Thursday, 5 March 2026

Inventing Self Defence

Every time something blows up in the Middle East someone appears online to explain that this somehow proves Putin was right about Ukraine all along. The argument usually runs that if the US or Israel can strike Iran in the name of preventing a future threat, then Russia invading Ukraine must have been defensive too. It has the faintly chaotic logic of saying that because someone somewhere committed a burglary, the bank robbery down the road was really just prudent household security.


Putin has been claiming the Ukraine war was defensive since the start. The Kremlin line is that Russia recognised the breakaway regions of Donetsk and Luhansk, those regions asked for help, and Russia therefore acted in collective self defence. It sounds tidy until you remember that Ukraine had not attacked Russia and that almost nobody recognises those regions as independent states in the first place. International law tends to frown on inventing the country you are supposedly defending.

That legal point has not stopped the argument, of course. The real purpose was never to persuade international lawyers. It was to create enough ambiguity that people outside the Western alliance might shrug and conclude that everyone bends the rules when it suits them.

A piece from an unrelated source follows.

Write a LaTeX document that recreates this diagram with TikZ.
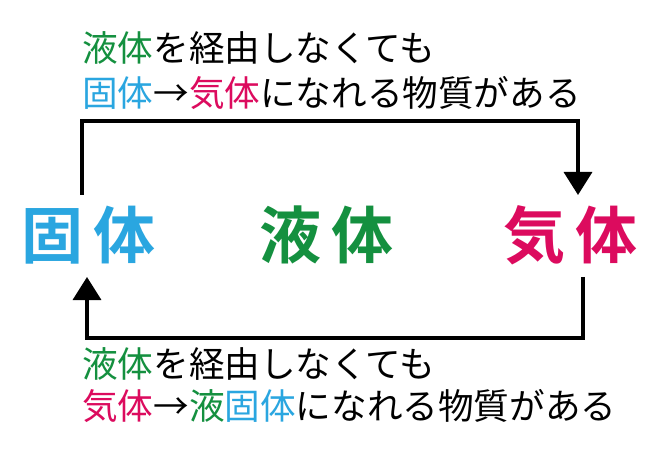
\documentclass[tikz,border=0pt]{standalone}
\usepackage{fontspec}
\newfontfamily\jp{Noto Sans CJK JP}
\newfontfamily\jpb{Noto Sans CJK JP Bold}
\usetikzlibrary{arrows.meta}
\definecolor{cblue}{HTML}{2AA6E0}
\definecolor{cgreen}{HTML}{14903F}
\definecolor{cmag}{HTML}{DC0B5E}
\begin{document}
\begin{tikzpicture}[x=1bp,y=-1bp,
  note/.style={anchor=base west,inner sep=0pt,font=\jp\fontsize{35.6bp}{40bp}\selectfont},
  state/.style={anchor=base west,inner sep=0pt,font=\jpb\fontsize{62bp}{64bp}\selectfont},
  conn/.style={line width=3.5bp,-{Triangle[width=28bp,length=23bp]}}]
\useasboundingbox[fill=white] (0,0) rectangle (664,457);
\node[note] (t1) at (82,62) {\textcolor{cgreen}{液体}を経由しなくても};
\node[note] (t2) at (82,107) {\textcolor{cblue}{固体}→\textcolor{cmag}{気体}になれる物質がある};
\node[state,text=cblue] (solid) at (21,259) {固\hspace{10bp}体};
\node[state,text=cgreen] (liquid) at (259,259) {液\hspace{10bp}体};
\node[state,text=cmag] (gas) at (503,259) {気\hspace{10bp}体};
\node[note] (b1) at (82,377) {\textcolor{cgreen}{液体}を経由しなくても};
\node[note] (b2) at (82,419) {\textcolor{cmag}{気体}→\textcolor{cgreen}{液}\textcolor{cblue}{固体}になれる物質がある};
\coordinate (s1) at (82,195);
\coordinate (e1) at (578,195);
\coordinate (s2) at (583,277);
\coordinate (e2) at (87,277);
\draw[conn] (s1) -- (82,121) -- (578,121) -- (e1);
\draw[conn] (s2) -- (583,338) -- (87,338) -- (e2);
\end{tikzpicture}
\end{document}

Which is where the Iran strikes come in handy for Moscow. Russia can point to them and say, look, the West also uses force without waiting for the United Nations to approve it. From the Kremlin’s perspective that is useful material. Not because it suddenly validates the invasion of Ukraine, which it does not, but because it helps muddy the narrative. In geopolitical terms that is often good enough.

Then there is Iran’s rather elaborate network of regional proxies. Hezbollah in Lebanon, various militias in Iraq, the Houthis in Yemen. For years Tehran has funded and armed them through the Revolutionary Guard. If the Iranian state weakened badly or collapsed, that entire funding pipeline would suddenly become rather unreliable.

At which point some people imagine Russia stepping neatly into Iran’s shoes and financing the whole enterprise. On paper it sounds plausible. Moscow dislikes Western influence in the region, the militias cause trouble for Western allies, and chaos in the Middle East has a habit of distracting attention from Ukraine.

In practice it is a stretch. Hezbollah is tied into Iranian religious and political networks in a way that Russia simply is not. Moscow is also busy spending vast sums on its war in Ukraine while under sanctions. Taking over as the principal banker of half a dozen militant movements would be an expensive hobby.

Russia might still try to keep links alive. Weapons shipments, intelligence sharing, the occasional quiet transfer of funds through murky channels. Moscow has always been comfortable operating in that sort of grey zone.

But replacing Iran as the central sponsor of the entire network is another matter. If Iran weakened dramatically, the more likely outcome is that these groups become poorer, more fragmented and rather less coordinated.

Which would leave the online strategists still insisting that somewhere in all of this lies the proof that Russia invading its neighbour was an act of self defence. It is an argument that tends to make perfect sense if you start with the conclusion and work backwards.